A new scenario poll was announced on Knesset Channel TV on Tuesday, and found that if Prime Minister Binyamin Netanyahu created a new party and called new elections to push through a peace deal that includes territorial withdrawals, he would still have the largest party - but only by one seat.
The scenario poll question was phrased thus: "if the Likud prevents Netanyahu from reaching an agreement that involves giving up territory and elections were tomorrow – whom would you vote for?"
The poll predicted that 18 seats would go to Netanyahu's new party, making it the Knesset's largest. Likud would drop from 20 to 17, followed by Labor and Jewish Home at 16 each. Far-left Meretz would shoot up from 6 to 11 seats.
Analyst Jeremy Saltan (aka Knesset Jeremy) spoke to Arutz Sheva to make sense of all the figures, noting that the most surprising aspect of the poll is that Netanyahu's seats would mostly come from voters who currently support parties other than Likud. About 46% of those seats would come from current Yisrael Beytenu supporters, and most of the rest would come from center-left parties.
Finance Minister Yair Lapid's Yesh Atid party would fall hard, dropping from 19 to 10 seats. Similarly, Yisrael Beytenu and Shas both would drop from 11 to 5. Hatnua would drop to 4 seats and Kadima would not make it in.
"In my opinion, 18 seats is not strong enough for Netanyahu to break off from Likud," assessed Saltan. "Even if it would be the biggest party, the numbers don't merit a breakaway."
Scenario of Netanyahu following Sharon's footsteps
The scenario plays out reports that a group of Likud MKs would "rebel" against withdrawals, and comes at a time when a crisis between Netanyahu and Jewish Home Chairman Naftali Bennett is threatening to break apart the coalition.

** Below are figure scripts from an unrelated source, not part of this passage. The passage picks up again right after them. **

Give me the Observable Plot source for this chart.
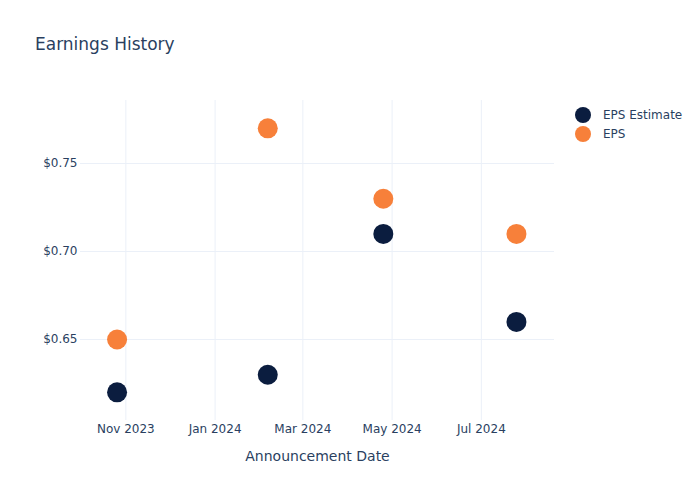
<!DOCTYPE html>
<html>
<head>
<meta charset="utf-8">
<script src="https://cdn.jsdelivr.net/npm/d3@7"></script>
<script src="https://cdn.jsdelivr.net/npm/@observablehq/plot@0.6"></script>
<style>
  html, body { margin: 0; padding: 0; background: #fff; }
  #wrap { position: relative; width: 700px; height: 500px; font-family: "DejaVu Sans", sans-serif; color: #2a3f5f; }
  #title { position: absolute; left: 35px; top: 34px; font-size: 17px; color: #2a3f5f; }
  #legend { position: absolute; left: 575px; top: 105px; font-size: 12px; color: #2a3f5f; }
  .li { display: flex; align-items: center; height: 19px; }
  .sw { width: 16px; height: 16px; border-radius: 50%; margin-right: 12px; }
</style>
</head>
<body>
<div id="wrap">
  <div id="chart"></div>
  <div id="title">Earnings History</div>
  <div id="legend"></div>
</div>
<script>
const dates = ["2023-10-26", "2024-02-06", "2024-04-25", "2024-07-25"];
const epsEstimate = [0.62, 0.63, 0.71, 0.66];
const eps = [0.65, 0.77, 0.73, 0.71];
const seriesNames = ["EPS Estimate", "EPS"];
const seriesColors = ["#0b1d3f", "#f7803a"];
const xTicks = ["2023-11-01", "2024-01-01", "2024-03-01", "2024-05-01", "2024-07-01"];
const yTicks = [0.65, 0.70, 0.75];

const parse = d3.utcParse("%Y-%m-%d");
const rows = [];
dates.forEach((d, i) => {
  rows.push({date: parse(d), value: epsEstimate[i], series: seriesNames[0]});
  rows.push({date: parse(d), value: eps[i], series: seriesNames[1]});
});
const xt = xTicks.map(parse);

const chart = Plot.plot({
  width: 700,
  height: 500,
  marginLeft: 80,
  marginRight: 146,
  marginTop: 100,
  marginBottom: 80,
  style: {fontFamily: "DejaVu Sans, sans-serif", fontSize: "12px", color: "#2a3f5f", background: "#fff"},
  x: {type: "utc", domain: [parse("2023-10-01"), parse("2024-08-20")]},
  y: {domain: [0.604, 0.7858]},
  color: {domain: seriesNames, range: seriesColors},
  marks: [
    Plot.gridX(xt, {stroke: "#EBF0F8", strokeOpacity: 1}),
    Plot.gridY(yTicks, {stroke: "#EBF0F8", strokeOpacity: 1}),
    Plot.axisX(xt, {tickSize: 0, tickPadding: 4, tickFormat: d3.utcFormat("%b %Y"), fill: "#2a3f5f", fontSize: 12,
      label: "Announcement Date", labelAnchor: "center", labelArrow: "none", labelOffset: 40}),
    Plot.axisY(yTicks, {tickSize: 0, tickPadding: 3, tickFormat: d => "$" + d.toFixed(2), fill: "#2a3f5f", fontSize: 12, label: null}),
    Plot.dot(rows, {x: "date", y: "value", fill: "series", r: 10, strokeWidth: 0})
  ]
});
document.getElementById("chart").appendChild(chart);
chart.querySelectorAll("g[aria-label='x-axis label'] text").forEach(t => { t.setAttribute("font-size", "14"); });

const leg = document.getElementById("legend");
seriesNames.forEach((n, i) => {
  const li = document.createElement("div");
  li.className = "li";
  li.innerHTML = `<span class="sw" style="background:${seriesColors[i]}"></span><span>${n}</span>`;
  leg.appendChild(li);
});
</script>
</body>
</html>
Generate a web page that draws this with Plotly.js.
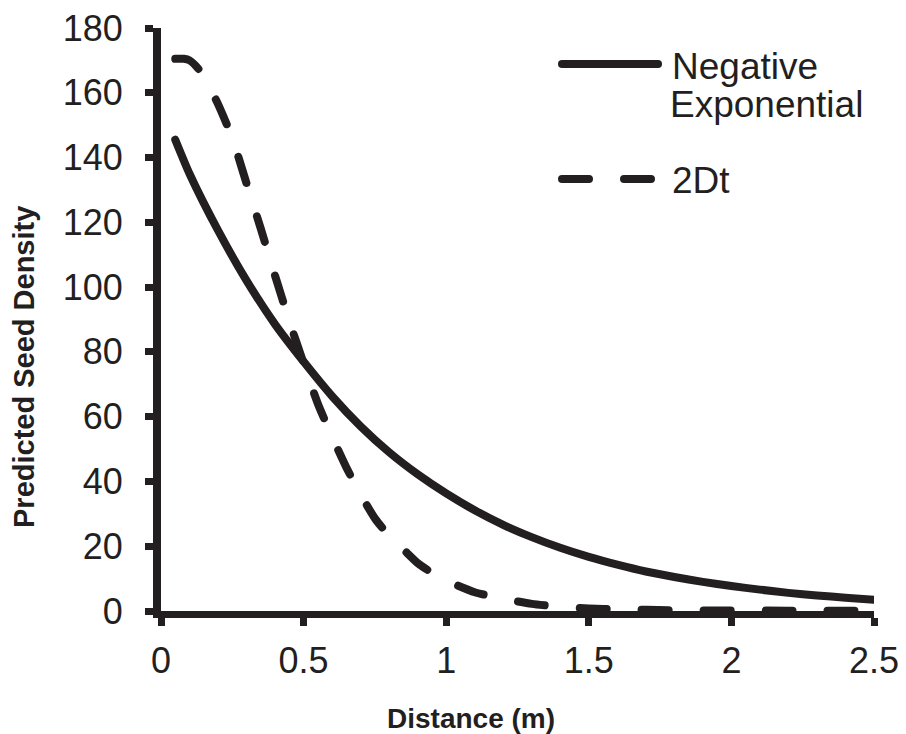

By breaking off to create his own party, Netanyahu would be following in the footsteps of the late former Prime Minister Ariel Sharon. Sharon created the Kadima party to break off from Likud in 2005 and force through the "Disengagement" Plan that expelled all Jews from Gaza and from several communities in northern Samaria.
Saltan warns that one must be cautious in interpreting scenario polls, as other factors - such as which MKs would follow Netanyahu into a new party, and which MK would take over the Likud - could highly influence the outcome.
The analyst notes that prior to Sharon's breakaway from Likud, voters didn't foresee that Kadima would be a mix-match of "refugee MKs" from various parties.
In response to the question of what Netanyahu should do if the Likud opposes a peace deal, 51% said he should accept the Likud's decision, while only 25% responded that he should create a new party.
Saltan remarks that this response may show that while the poll indicates Netanyahu would retain the largest party, this doesn't mean the majority of the Israeli public supports him breaking off to push through land withdrawals.